Zientek noted that CPN’s resources, response infrastructure and community relationships have taken years develop.

In 2005, Zientek wrote the Nation’s first pre-disaster mitigation plan, making CPN just the sixth tribe in the United States to have one outlined. He has since worked meticulously to secure the resources the Tribe would need in the event of a disaster — either directly affecting CPN or in the surrounding community.

“Because it’s not ‘if,’ it’s ‘when,’” Zientek said.

He was also instrumental in founding the Inter-Tribal Emergency Management Coalition, a network connecting the tribes in Oklahoma to share resources, aid and knowledge in the case that disaster strikes any one of the tribes or their surrounding communities.

“We share resources. Not just material things, but we share information. We train together, we work together, we meet monthly to discuss what’s going on in different parts of the state,” Zientek said.

Beyond creating resource and response infrastructures — though he has led the way, both for CPN and for tribes across the country for many years — Zientek has dedicated his time and effort to developing relationships with local municipalities and organizations.

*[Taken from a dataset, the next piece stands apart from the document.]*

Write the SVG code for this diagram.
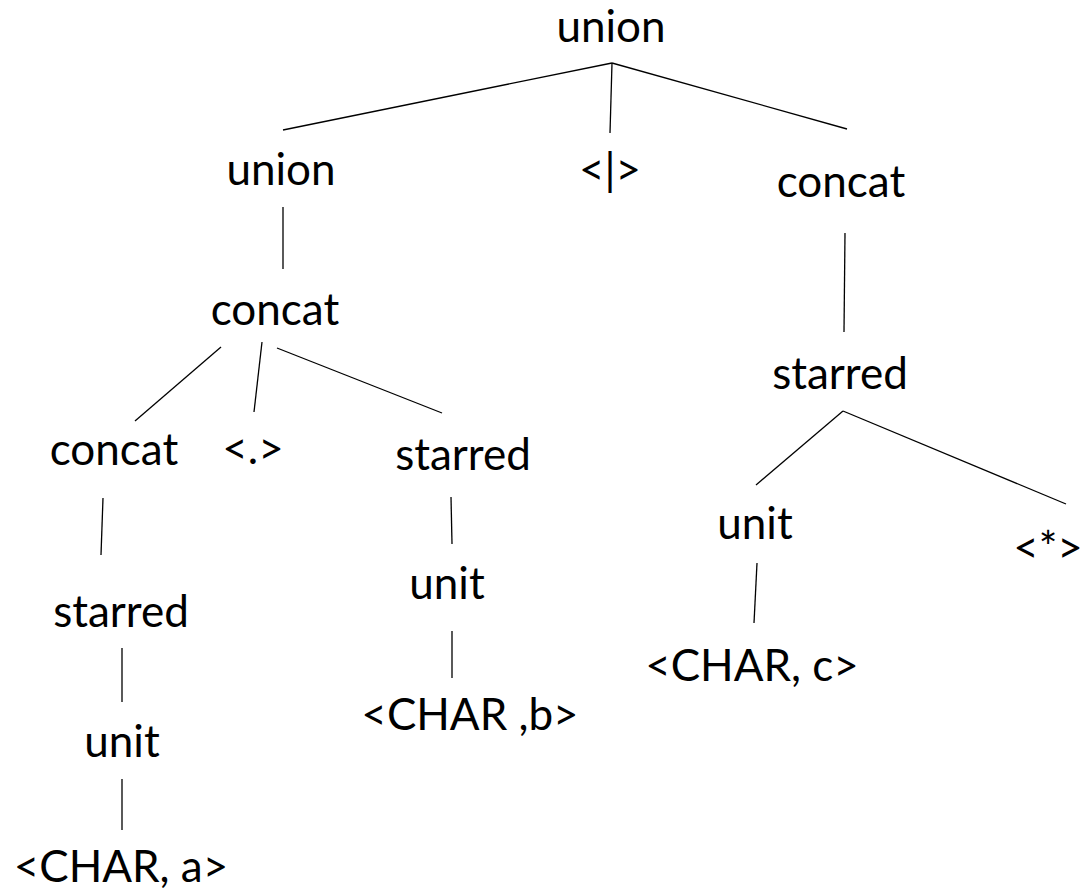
<svg xmlns="http://www.w3.org/2000/svg" width="1089" height="891" viewBox="0 0 1089 891">
<style>
text{font-family:Lato,"Liberation Sans",sans-serif;font-size:44px;fill:#000;text-anchor:middle}
.e line{stroke:#000;stroke-width:1.3}
</style>
<rect width="1089" height="891" fill="#fff"/>
<g class="e" id="edges">
<line x1="612" y1="63" x2="283" y2="130"/>
<line x1="612" y1="63" x2="610" y2="133"/>
<line x1="612" y1="63" x2="847" y2="129"/>
<line x1="283" y1="207" x2="283" y2="269"/>
<line x1="845" y1="233" x2="844" y2="332"/>
<line x1="221" y1="347" x2="135" y2="421"/>
<line x1="262" y1="342" x2="254" y2="412"/>
<line x1="277" y1="348" x2="442" y2="413"/>
<line x1="103" y1="498" x2="101" y2="555"/>
<line x1="451" y1="497" x2="452" y2="544"/>
<line x1="843" y1="411" x2="756" y2="485"/>
<line x1="843" y1="411" x2="1066" y2="504"/>
<line x1="122" y1="648" x2="122" y2="702"/>
<line x1="452" y1="631" x2="452" y2="678"/>
<line x1="757" y1="563" x2="754" y2="623"/>
<line x1="122" y1="779" x2="122" y2="830"/>
</g>
<g id="n1"><text x="611" y="42">union</text></g>
<g id="n2"><text x="281" y="185">union</text></g>
<g id="n3"><text x="610" y="185">&lt;|&gt;</text></g>
<g id="n4"><text x="841" y="197">concat</text></g>
<g id="n5"><text x="275" y="325">concat</text></g>
<g id="n6"><text x="114" y="465">concat</text></g>
<g id="n7"><text x="253" y="464">&lt;.&gt;</text></g>
<g id="n8"><text x="463" y="470">starred</text></g>
<g id="n9"><text x="121" y="627">starred</text></g>
<g id="n10"><text x="447" y="599">unit</text></g>
<g id="n11"><text x="122" y="757">unit</text></g>
<g id="n12"><text x="470" y="730">&lt;CHAR ,b&gt;</text></g>
<g id="n13"><text x="121" y="882">&lt;CHAR, a&gt;</text></g>
<g id="n14"><text x="840" y="389">starred</text></g>
<g id="n15"><text x="755" y="539">unit</text></g>
<g id="n16"><text x="1048" y="563">&lt;*&gt;</text></g>
<g id="n17"><text x="752" y="681">&lt;CHAR, c&gt;</text></g>
</svg>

“It’s taken years to develop that because there used to be a very heavy stigma about tribal governments and working with tribal governments,” he said. “But it’s building those partnerships and relationships and working together to respond to a situation like a tornado, where it’s all the communities and all the tribes. Everybody comes together for the same goal. And that has been one of my happiest success stories is to have been able to bring all these people together.”